Lila’s position is far from being merely some cute contrivance – she has made it into something far from that. Rather, what Lila now is by profession – a deeply literate and progressive rabbi in a Kibbutz rooted in secular Labor Zionism – reflects a whole new set of voices and long overdue echoes in Israeli society, ones I pray are not arriving in the landscape too late to make the fundamental difference I pray they can.

Rabbi Lila, Rav Lila, has said about her position: “My rabbinic work here has been a delicate dance between the worlds, and involves a lot of listening and constant inner work and fine tuning. I am a member of a kibbutz and live in a region of rural, mostly secular communities. I accompany individuals and families in times of joy and sorrow, offering a Jewish perspective that is often new to them. I am also involved in bridge-building activities with Israeli Arabs, teaching and learning about each other’s cultures, sharing ideas of tzedek (justice) and chesed (compassion and loving kindness). There is nothing obvious about being a liberal female rabbi here in Israel, and every day brings with it new challenges and surprises. I experiment with ancient words and new melodies, modern ideas and chassidic niggunim. When they echo from the lips of those second and third generation pioneers, when I see tears in the eyes of parents singing the priestly blessing with their hands on the heads of their children – that is when I feel truly blessed.”
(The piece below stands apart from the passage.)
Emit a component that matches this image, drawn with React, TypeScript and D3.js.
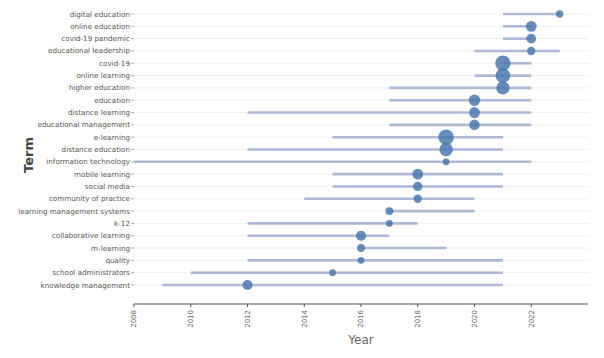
import React from "react";
import * as d3 from "d3";

const terms = [
  "digital education", "online education", "covid-19 pandemic", "educational leadership",
  "covid-19", "online learning", "higher education", "education", "distance learning",
  "educational management", "e-learning", "distance education", "information technology",
  "mobile learning", "social media", "community of practice", "learning management systems",
  "k-12", "collaborative learning", "m-learning", "quality", "school administrators",
  "knowledge management",
];
const yearStart = [2021, 2021, 2021, 2020, 2021, 2020, 2017, 2017, 2012, 2017, 2015, 2012, 2008, 2015, 2015, 2014, 2017, 2012, 2012, 2016, 2012, 2010, 2009];
const yearEnd = [2023, 2022, 2022, 2023, 2022, 2022, 2022, 2022, 2022, 2022, 2021, 2021, 2022, 2021, 2021, 2020, 2020, 2018, 2017, 2019, 2021, 2021, 2021];
const yearMedian = [2023, 2022, 2022, 2022, 2021, 2021, 2021, 2020, 2020, 2020, 2019, 2019, 2019, 2018, 2018, 2018, 2017, 2017, 2016, 2016, 2016, 2015, 2012];
const frequency = [14, 30, 24, 18, 60, 55, 45, 34, 30, 28, 62, 46, 12, 30, 22, 18, 16, 12, 26, 16, 12, 12, 26];
const xTicks = [2008, 2010, 2012, 2014, 2016, 2018, 2020, 2022];

export default function App() {
  const W = 604, H = 358;
  const left = 134, right = 588, top = 14, bottom = 285;
  const x = d3.scaleLinear().domain([2008, 2024]).range([left, right]);
  const y = d3.scalePoint<string>().domain(terms).range([top, bottom]);
  const r = d3.scaleSqrt().domain([0, d3.max(frequency) as number]).range([0, 7.8]);
  const axisY = 304;
  return (
    <svg width={W} height={H} style={{ position: "absolute", left: 0, top: 0, background: "#fff" }}>
      <g fontFamily="'DejaVu Sans', Verdana, sans-serif">
        {terms.map((t) => (
          <line key={"g" + t} x1={left} x2={right + 1} y1={y(t)} y2={y(t)} stroke="#efefef" strokeWidth={1} />
        ))}
        {terms.map((t) => (
          <g key={"l" + t}>
            <line x1={left - 3} x2={left} y1={y(t)} y2={y(t)} stroke="#999" strokeWidth={0.8} />
            <text x={left - 4} y={y(t)} dy="0.35em" textAnchor="end" fontSize={7.2} fill="#555">{t}</text>
          </g>
        ))}
        {terms.map((t, i) => (
          <line key={"r" + t} x1={x(yearStart[i])} x2={x(yearEnd[i])} y1={y(t)} y2={y(t)} stroke="#aeb9d6" strokeWidth={2.6} />
        ))}
        {terms.map((t, i) => (
          <circle key={"c" + t} cx={x(yearMedian[i])} cy={y(t)} r={r(frequency[i])} fill="#4a78ae" fillOpacity={0.85} />
        ))}
        <line x1={left} x2={right} y1={axisY} y2={axisY} stroke="#555" strokeWidth={1} />
        {xTicks.map((v) => (
          <g key={"x" + v} transform={`translate(${x(v)},${axisY})`}>
            <line y1={0} y2={3} stroke="#555" />
            <text transform="translate(0,6) rotate(-90)" dy="0.35em" textAnchor="end" fontSize={7} fill="#666">{v}</text>
          </g>
        ))}
        <text x={(left + right) / 2} y={344} textAnchor="middle" fontSize={12} fill="#666">Year</text>
        <text transform={`translate(33,155) rotate(-90)`} textAnchor="middle" fontSize={13} fontWeight="bold" fill="#444">Term</text>
      </g>
    </svg>
  );
}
There is so much naches, as one says in Yiddish (a term deriving from the Hebrew nachat ruach, tranquility of spirit), so much requitement of hopes and dreams and such deep gratification that comes of having having had anything to do with Lila’s path. In Lila two worlds I love are brought together at long last: the world of progressive Torah, and the founding visionary spirit of modern Israel.

In her writing about the moment of Joseph’s revealing himself to his brothers this week, Lila reaches to the prophetic passages paired with our Torah-reading, and particularly Ezekiel’s vision of strong bonds and fellowship among the people of Israel. In the same prophecy, Ezekiel says, “Never again shall they be two nations, and never again shall they be divided into two kingdoms” (Ezekiel 37:22).

I think of Lila, and the sacred and the secular in Israel – and I think of Joseph, the time of his alienation from his brothers and their rediscovery of one another amid apprehensions, misgivings, relief, tears, and embraces. Joseph’s siblings had no place among them for his childhood dreams, there was no such thing in their minds as the future self he dreamt himself to be. With due regard for large differences in the respective stories, and for the long and complex journey of my friend Lila’s path – there was no such thing in Israel, decades ago, as the rabbi Lila is today, much less on Kibbbutz HaMa’apil, where I cannot imagine Yossi in his youth ever imagined he would be a rabbi’s spouse. Sometimes one must travel away from one’s clan – even in some ways be pushed away by it and push away from it – in order to find one’s way back as who one truly is.

“I will take the Israelite people from among the nations they have gone to, and gather them from every quarter, and bring them to their own land. And I will make them a single nation in the land, among the hills of Israel” (Ezekiel 37:21-22).